Goal:
Reading down the listing below, count the lines where the word "this" shows up, then give only that count.

Dataset rows:

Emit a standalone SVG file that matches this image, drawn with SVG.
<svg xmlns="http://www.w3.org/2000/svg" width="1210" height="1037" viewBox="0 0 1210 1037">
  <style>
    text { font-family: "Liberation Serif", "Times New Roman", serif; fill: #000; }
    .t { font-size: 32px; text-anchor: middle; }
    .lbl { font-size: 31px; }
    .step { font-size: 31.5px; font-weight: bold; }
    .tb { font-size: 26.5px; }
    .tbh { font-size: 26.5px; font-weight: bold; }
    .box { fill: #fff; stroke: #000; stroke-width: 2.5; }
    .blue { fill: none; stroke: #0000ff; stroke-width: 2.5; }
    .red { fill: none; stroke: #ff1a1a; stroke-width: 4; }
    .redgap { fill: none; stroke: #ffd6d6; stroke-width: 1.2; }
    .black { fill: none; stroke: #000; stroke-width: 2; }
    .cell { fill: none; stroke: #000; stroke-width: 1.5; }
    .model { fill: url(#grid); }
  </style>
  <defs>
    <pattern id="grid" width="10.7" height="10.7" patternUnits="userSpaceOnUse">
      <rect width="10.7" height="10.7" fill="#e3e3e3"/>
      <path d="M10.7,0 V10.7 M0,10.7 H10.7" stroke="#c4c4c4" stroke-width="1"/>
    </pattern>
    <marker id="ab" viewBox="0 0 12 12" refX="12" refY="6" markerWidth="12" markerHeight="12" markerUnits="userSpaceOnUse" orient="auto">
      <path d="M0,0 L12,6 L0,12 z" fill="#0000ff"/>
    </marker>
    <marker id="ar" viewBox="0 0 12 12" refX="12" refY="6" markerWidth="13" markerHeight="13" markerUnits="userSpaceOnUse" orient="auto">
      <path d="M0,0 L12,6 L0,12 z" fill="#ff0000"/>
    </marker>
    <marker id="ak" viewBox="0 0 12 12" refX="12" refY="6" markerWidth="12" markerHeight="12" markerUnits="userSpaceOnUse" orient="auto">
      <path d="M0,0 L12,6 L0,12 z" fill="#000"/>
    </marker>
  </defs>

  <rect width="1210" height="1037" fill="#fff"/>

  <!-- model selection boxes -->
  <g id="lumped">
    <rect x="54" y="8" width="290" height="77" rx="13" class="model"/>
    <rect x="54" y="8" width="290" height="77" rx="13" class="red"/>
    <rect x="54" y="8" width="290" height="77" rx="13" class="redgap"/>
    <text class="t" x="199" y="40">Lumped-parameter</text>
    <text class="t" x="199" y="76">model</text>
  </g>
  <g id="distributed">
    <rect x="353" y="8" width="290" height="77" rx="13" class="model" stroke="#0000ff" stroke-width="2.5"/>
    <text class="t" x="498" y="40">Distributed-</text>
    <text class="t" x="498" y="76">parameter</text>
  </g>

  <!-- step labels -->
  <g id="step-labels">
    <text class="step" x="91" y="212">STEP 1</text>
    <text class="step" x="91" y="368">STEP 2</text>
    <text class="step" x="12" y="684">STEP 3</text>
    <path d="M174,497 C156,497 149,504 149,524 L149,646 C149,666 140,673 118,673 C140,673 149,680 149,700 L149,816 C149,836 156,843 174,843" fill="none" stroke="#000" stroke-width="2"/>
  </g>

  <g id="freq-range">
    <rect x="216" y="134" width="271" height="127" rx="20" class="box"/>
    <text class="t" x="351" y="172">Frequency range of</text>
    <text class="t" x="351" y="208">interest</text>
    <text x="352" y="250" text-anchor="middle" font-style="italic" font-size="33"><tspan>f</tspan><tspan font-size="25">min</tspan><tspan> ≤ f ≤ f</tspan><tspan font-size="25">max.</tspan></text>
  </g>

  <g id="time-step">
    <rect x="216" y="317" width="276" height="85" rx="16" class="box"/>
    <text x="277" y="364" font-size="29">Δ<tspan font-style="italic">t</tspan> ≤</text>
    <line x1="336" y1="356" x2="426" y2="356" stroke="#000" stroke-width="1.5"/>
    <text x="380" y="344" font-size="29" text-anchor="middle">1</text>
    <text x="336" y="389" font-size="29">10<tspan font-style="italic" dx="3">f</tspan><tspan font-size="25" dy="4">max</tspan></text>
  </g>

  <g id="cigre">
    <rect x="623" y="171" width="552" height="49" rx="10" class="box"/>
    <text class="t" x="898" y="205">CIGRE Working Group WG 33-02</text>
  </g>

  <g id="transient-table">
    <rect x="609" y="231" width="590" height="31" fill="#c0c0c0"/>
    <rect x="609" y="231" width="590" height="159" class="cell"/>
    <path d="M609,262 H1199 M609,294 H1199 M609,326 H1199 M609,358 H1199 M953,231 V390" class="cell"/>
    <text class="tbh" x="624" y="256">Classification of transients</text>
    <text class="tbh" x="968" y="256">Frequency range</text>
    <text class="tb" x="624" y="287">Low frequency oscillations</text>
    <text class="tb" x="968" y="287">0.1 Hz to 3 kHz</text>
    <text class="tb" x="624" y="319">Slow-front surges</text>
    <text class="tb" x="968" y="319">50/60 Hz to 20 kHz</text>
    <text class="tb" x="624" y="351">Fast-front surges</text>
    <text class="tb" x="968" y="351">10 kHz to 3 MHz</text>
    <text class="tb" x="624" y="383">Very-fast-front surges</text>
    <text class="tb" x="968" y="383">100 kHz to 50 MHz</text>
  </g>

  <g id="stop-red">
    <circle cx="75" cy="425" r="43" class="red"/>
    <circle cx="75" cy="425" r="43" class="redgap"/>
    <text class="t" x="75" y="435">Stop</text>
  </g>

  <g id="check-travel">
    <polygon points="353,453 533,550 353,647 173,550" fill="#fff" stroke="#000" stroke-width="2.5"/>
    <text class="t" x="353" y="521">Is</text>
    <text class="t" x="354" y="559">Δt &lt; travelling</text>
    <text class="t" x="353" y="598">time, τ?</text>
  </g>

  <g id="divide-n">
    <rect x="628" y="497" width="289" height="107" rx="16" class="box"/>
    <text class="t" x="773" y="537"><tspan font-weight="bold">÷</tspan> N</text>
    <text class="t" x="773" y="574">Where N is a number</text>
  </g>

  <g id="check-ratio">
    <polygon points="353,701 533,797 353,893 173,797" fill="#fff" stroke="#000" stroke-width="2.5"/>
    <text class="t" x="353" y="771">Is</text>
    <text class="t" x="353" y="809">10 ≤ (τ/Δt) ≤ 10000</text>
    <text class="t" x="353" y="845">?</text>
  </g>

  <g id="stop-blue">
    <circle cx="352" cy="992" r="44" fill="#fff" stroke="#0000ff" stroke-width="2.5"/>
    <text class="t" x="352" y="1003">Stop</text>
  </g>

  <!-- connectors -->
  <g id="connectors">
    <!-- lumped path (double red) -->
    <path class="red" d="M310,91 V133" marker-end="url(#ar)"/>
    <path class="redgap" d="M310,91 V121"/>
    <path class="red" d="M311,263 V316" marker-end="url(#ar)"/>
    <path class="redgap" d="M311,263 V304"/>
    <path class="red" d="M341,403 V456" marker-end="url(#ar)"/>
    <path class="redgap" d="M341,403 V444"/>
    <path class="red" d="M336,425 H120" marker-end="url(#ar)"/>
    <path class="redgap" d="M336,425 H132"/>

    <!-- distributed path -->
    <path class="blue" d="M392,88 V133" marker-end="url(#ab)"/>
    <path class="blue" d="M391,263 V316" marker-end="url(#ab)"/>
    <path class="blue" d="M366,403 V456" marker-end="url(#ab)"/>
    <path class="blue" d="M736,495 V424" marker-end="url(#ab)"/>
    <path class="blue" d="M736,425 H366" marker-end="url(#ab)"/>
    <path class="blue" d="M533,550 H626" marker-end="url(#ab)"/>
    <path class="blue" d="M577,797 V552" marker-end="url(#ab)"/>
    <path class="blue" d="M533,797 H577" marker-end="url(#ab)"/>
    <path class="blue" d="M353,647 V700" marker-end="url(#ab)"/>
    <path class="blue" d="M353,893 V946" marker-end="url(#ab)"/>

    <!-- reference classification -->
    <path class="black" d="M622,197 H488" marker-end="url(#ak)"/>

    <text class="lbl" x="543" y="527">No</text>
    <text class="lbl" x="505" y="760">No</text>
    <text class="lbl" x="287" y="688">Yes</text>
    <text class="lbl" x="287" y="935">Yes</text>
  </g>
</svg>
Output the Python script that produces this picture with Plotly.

The answer:
2